Plains Exploration & Production Co. (PXP) – A large bullish options combination play yields maximum profits to its owner if shares in Plains Exploration & Production Co. rally more than 20.0% by November expiration. The oil and gas exploration and production company’s shares are up 6.6% at $25.44 this afternoon, bringing the stock’s gains in the past week to more than 20.0%. One strategist expecting the stock to continue its run-up initiated a three-legged spread in the November contract. The trader may be looking for shares to extend gains following the company’s third-quarter earnings report on November 4.
It looks like the bullish player sold 10,000 puts at the Nov. $22 strike for a premium of $0.96 each, in order to purchase a 10,000-lot Nov. $26/$31 call spread at a net premium of $1.47 apiece. The sale of the puts reduces the price tag on the debit spread to $0.51 each, thus preparing the strategist to profit should PXP’s shares increase 4.2% over the current price of $25.44 to surpass the effective breakeven point at $26.51 at expiration. Maximum potential profits of $4.49 per contract are available to the trader in the event that shares in Plains Exploration & Production Co. jump 21.8% to exceed $31.00 by expiration day next month. Shares in PXP last traded above $31.00 back on August 17. The stock has lost nearly 40.0% of its value since it secured a multi-year high of $41.96 on July 21.
Financial Select Sector SPDR ETF (XLF) – Financials kicked off the new trading session with a bang, driving shares in the XLF up 4.05% to $12.31 by 11:55 am in New York. Signs of resolve from key European policymakers to tackle the region’s debt and banking crises on the heels of better-than-expected economic data points last week helped stocks extend recent gains today. The XLF has rallied 9.2% in the past week, but impending earnings from big banks spurred some strategists to snap up bearish put options on the ETF. Buyers of weekly puts on the XLF this morning may be positioning for possible disappointing results from JPMorgan Chase & Co. to rattle the sector’s resolve following the second-largest bank’s third-quarter report on Thursday.
One or more investors appear to have purchased some 9,600 puts at the Oct ’14 $12 strike for an average premium of $0.22 apiece. Put buyers may profit at expiration if shares in the fund fall 4.3% from the current price of $12.31 to breach the effective breakeven point on the downside at $11.78. Traders eyeing the Oct.’14 $12 strike put are not alone in their move for downside protection. Open interest patterns in the contract suggest traders picked up roughly 7,200 of the puts for an average premium of $0.32 each last week.

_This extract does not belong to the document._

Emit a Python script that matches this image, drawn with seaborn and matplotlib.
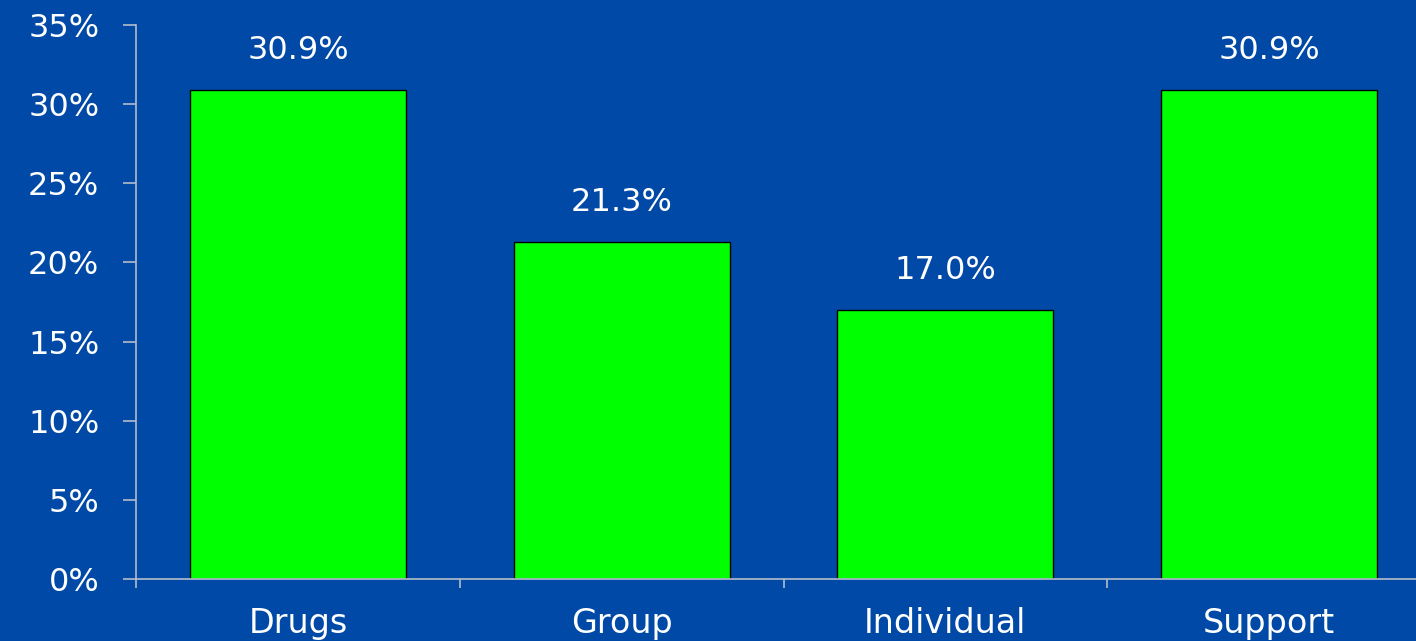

Tempur-Pedic International, Inc. (TPX) – Premium mattress and pillow producer, Tempur-Pedic International, popped up on our market scanners today following heavy trading in its put options. Shares in TPX are up 6.0% to stand at $59.55 in early-afternoon trade, less than two weeks before the Lexington, Kentucky-based company reports its performance for the third quarter. The stock was initiated with an ‘Overweight’ rating and share price target of $67.00 at Piper Jaffray today. More than 5,000 put options changed hands at the October $50 strike this morning against previously existing open interest of 346 contracts. It looks like the single largest print was initiated by an investor paying $0.85 per contract to buy 3,944 of the contracts traded today. The trader responsible for the transaction may be taking an outright bearish stance on the stock heading into earnings, or may be building up downside protection to hedge a long position in the underlying shares. Profits or downside protection kick in if shares in Tempur-Pedic drop 17.5% to breach the effective breakeven price of $49.15 at expiration. The stock slumped to a one-year low of $46.53 as recently as October 4.

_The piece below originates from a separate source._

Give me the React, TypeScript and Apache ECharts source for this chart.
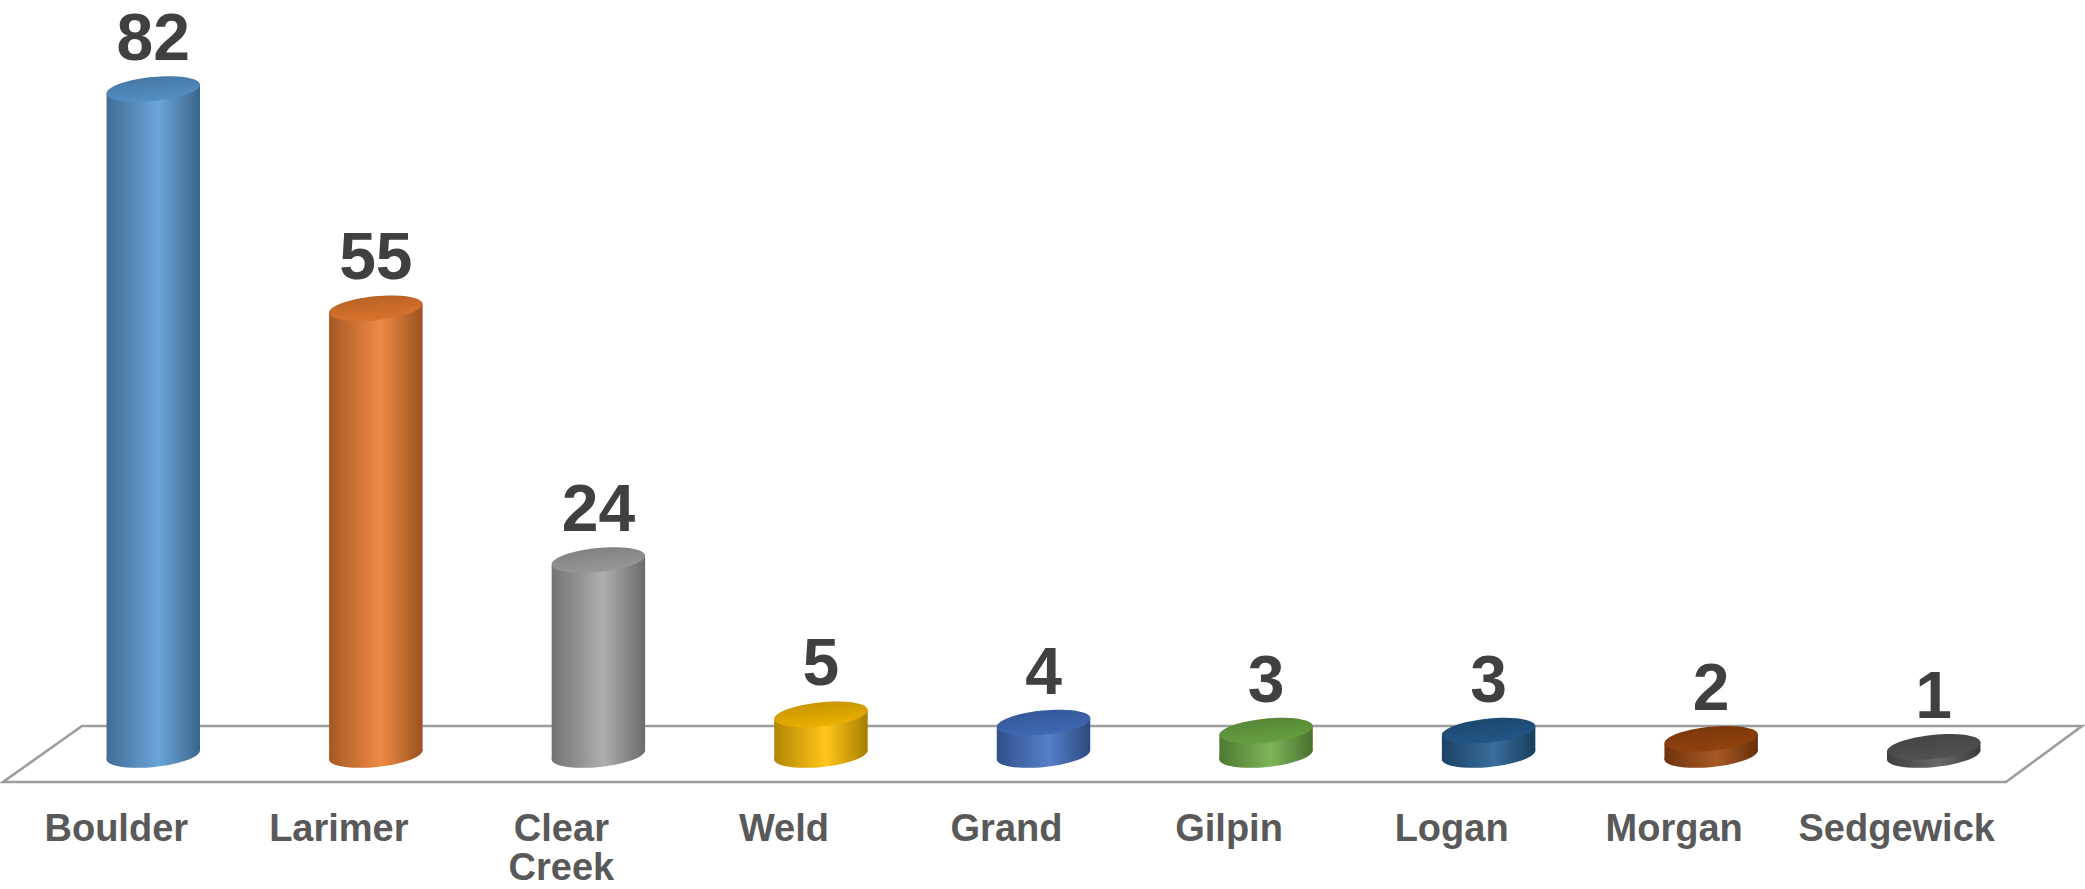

Hewlett-Packard Co. (HPQ) – Buyers of call options on Hewlett-Packard are bullish on the prospects for the performance of Hewlett-Packard’s shares…through the end of this week, anyway. Shares in HPQ are up 2.75% this afternoon at $25.57, having gained roughly 20.0% since touching down at $21.50 on September 23, the lowest price for the stock since 2005. Investors expecting the rebound to continue exchanged more than 3,200 calls at the Oct. ‘14 $26 strike against open interest of 402 contracts. It looks like most of the calls were purchased for an average premium of $0.58 each. Call buyers profit if shares in HPQ rally another 3.95% to surpass the breakeven price of $26.58 at expiration day.